2. Business meals and entertainment expenses

One area that's fraught with abuse is in business meals and entertainment. It's easy to claim that expenses for travel, meals, entertainment, and similar pursuits have a business purpose, but if you deduct a large amount of these expenses, you'll need to be able to back your numbers up. Keeping track of who you met with and the purpose of your travel and related expenses is critical to give you the support you need if you're audited.

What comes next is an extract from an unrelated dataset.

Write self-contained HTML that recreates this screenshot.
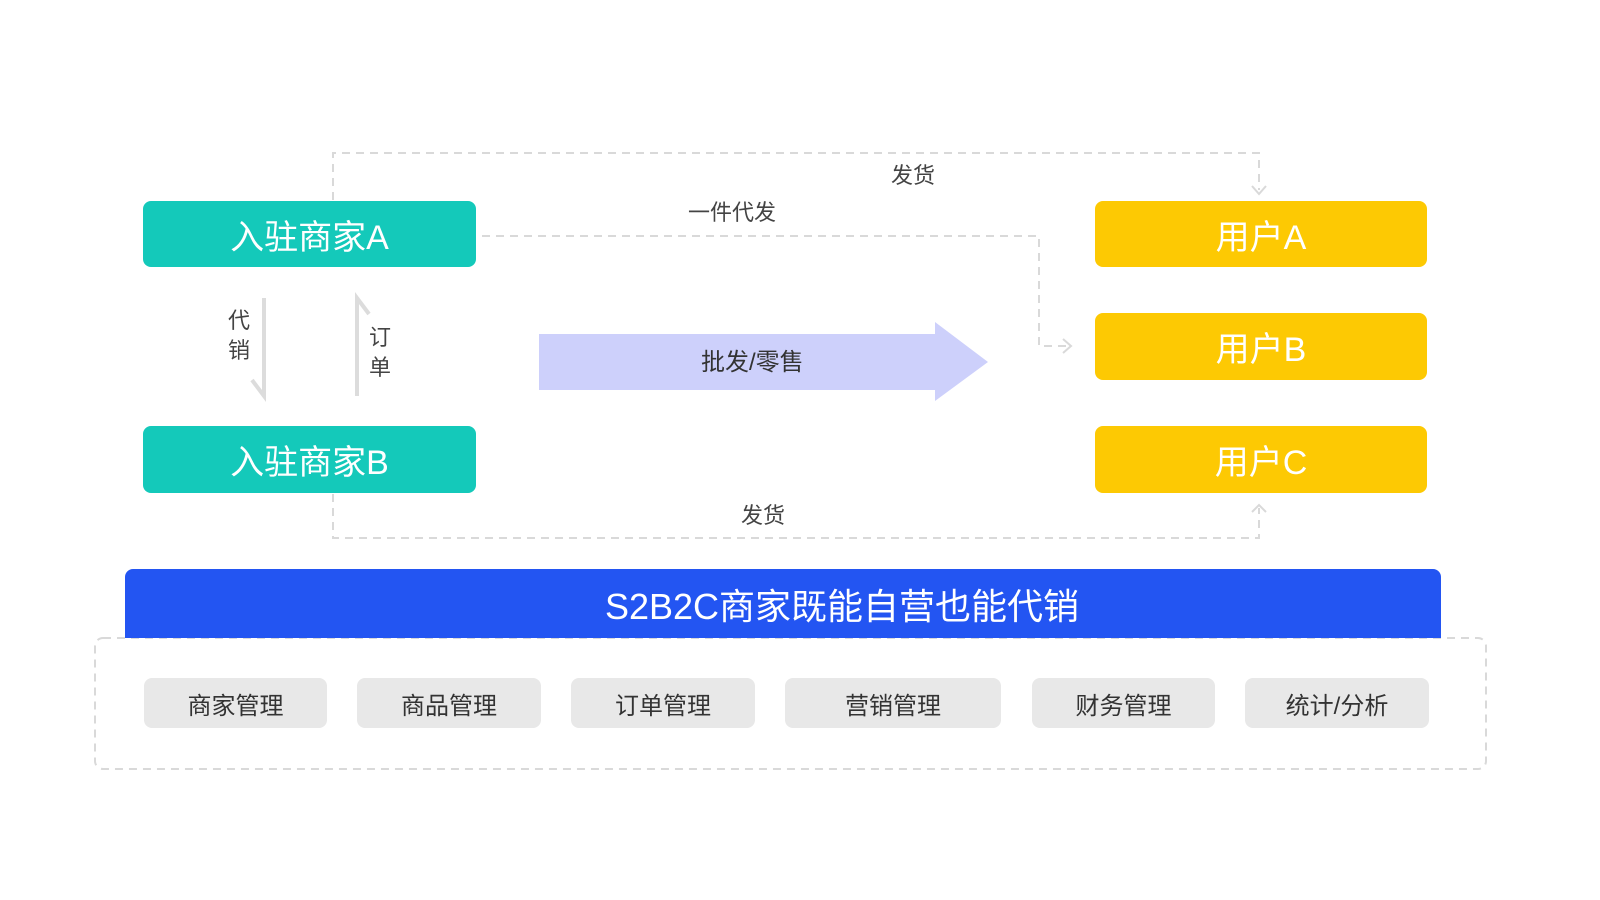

Make sure you keep receipts and supporting documentation to go along with your story. Moreover, be prepared for even more questions if family members accompany you on what's supposedly a business trip, or if you go to a high-profile entertainment destination -- especially if it's an international destination. Being able to show what business you discussed, along with any tangible results of the travel or entertainment, can help your case substantially.

3. Business use of your vehicle

Most small businesses require use of a vehicle, but what gets the IRS' attention is when a business owner claims 100% of a vehicle's use for the business. Some businesses can afford company cars that are dedicated for business use, and in certain occupations, specialized vehicles are necessary to provide the business's services. In those cases, it can be appropriate to claim 100% of a vehicle's expenses as a business deduction.

What isn't OK, however, is when you claim 100% of vehicle expenses for business purposes but actually use the vehicle for both personal and business reasons. In those cases, the proper method of accounting involves determining what percentage of the vehicle's use is business-related, multiplying your total vehicle expenses by that percentage, and deducting the resulting dollar amount. A travel log that shows how many miles were used for business versus personal use is the best way to substantiate whatever deduction you take.

Be smart with your business taxes

Just because these three tax breaks are red flags for an IRS audit doesn't mean you shouldn't take advantage of them. However, when you do use these tax breaks, be prepared to answer any questions by having a greater amount of documentation and support than usual. That way, even if the IRS does audit you, you'll still receive every penny of the deductions and other tax breaks to which you're entitled.